# PROBLEM REQUIREMENTS
Please copy the lines below exactly, from the first one through the line showing "const vinVolt = [1.5, 1.5, 3.5, 3.5, 1.5, 1.5]".

# DATA EXCERPT
-*-*-

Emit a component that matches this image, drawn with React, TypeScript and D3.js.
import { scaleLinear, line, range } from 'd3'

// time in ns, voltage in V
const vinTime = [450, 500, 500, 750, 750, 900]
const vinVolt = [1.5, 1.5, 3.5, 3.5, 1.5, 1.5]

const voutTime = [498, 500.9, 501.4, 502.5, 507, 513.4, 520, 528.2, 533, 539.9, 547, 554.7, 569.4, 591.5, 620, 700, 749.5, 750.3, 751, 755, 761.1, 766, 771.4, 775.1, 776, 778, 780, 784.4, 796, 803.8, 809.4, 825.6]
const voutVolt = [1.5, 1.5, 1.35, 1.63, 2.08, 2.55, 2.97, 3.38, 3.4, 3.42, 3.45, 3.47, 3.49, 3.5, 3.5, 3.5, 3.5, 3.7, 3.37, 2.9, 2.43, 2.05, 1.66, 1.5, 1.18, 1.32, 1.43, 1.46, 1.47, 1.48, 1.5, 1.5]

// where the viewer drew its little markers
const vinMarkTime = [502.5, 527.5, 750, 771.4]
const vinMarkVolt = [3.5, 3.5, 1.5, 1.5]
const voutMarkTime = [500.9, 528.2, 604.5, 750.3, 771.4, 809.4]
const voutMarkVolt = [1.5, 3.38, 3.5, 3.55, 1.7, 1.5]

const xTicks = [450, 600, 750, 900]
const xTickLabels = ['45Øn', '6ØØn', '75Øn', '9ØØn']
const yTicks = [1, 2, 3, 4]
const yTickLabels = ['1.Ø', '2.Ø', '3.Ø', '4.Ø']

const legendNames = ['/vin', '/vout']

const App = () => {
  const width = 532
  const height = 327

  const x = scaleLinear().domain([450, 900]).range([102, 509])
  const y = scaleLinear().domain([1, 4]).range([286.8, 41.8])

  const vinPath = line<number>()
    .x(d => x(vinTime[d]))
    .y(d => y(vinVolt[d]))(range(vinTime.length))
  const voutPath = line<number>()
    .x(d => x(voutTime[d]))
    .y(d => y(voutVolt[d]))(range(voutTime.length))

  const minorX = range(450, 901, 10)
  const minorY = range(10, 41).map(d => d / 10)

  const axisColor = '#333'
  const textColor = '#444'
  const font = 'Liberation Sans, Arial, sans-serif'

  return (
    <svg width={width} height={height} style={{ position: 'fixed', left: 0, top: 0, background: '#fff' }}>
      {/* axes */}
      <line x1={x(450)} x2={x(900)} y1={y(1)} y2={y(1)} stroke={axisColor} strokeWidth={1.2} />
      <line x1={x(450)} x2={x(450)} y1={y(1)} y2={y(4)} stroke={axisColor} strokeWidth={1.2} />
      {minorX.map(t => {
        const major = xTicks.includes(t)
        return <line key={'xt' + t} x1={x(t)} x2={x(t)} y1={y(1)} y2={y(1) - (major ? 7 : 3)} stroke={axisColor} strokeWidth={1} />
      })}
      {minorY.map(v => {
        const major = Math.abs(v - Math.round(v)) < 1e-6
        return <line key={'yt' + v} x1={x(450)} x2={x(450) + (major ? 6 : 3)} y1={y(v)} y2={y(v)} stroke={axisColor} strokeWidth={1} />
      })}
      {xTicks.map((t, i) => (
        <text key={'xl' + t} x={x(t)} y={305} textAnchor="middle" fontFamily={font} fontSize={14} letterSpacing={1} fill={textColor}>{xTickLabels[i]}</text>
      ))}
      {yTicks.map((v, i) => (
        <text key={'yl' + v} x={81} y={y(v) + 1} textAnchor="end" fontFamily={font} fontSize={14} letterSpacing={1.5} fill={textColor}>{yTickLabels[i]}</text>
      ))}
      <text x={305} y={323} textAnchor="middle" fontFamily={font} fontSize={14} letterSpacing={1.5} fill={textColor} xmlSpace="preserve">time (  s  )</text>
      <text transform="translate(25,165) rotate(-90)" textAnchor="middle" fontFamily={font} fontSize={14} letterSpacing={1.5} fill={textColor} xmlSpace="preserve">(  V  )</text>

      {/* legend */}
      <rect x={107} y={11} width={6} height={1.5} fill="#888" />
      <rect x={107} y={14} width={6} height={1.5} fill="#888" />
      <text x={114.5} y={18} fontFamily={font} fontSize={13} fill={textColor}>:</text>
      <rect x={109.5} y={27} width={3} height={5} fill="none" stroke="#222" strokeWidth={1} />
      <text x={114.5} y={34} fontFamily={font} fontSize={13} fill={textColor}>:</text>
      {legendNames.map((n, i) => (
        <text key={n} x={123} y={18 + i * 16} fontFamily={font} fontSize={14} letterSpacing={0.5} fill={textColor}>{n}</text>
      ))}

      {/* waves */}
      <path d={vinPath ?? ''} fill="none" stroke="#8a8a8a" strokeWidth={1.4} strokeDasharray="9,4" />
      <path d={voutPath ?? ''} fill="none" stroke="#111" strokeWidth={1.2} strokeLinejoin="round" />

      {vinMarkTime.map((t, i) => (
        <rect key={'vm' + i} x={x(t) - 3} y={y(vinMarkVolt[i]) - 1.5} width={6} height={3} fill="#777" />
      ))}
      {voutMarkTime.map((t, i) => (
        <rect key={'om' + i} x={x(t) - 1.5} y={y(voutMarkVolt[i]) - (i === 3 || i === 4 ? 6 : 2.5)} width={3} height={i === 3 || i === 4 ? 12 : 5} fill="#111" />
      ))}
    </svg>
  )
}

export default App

-*-*-

# CORRECT RESULT
Emit a component that matches this image, drawn with React, TypeScript and D3.js.
import { scaleLinear, line, range } from 'd3'

// time in ns, voltage in V
const vinTime = [450, 500, 500, 750, 750, 900]
const vinVolt = [1.5, 1.5, 3.5, 3.5, 1.5, 1.5]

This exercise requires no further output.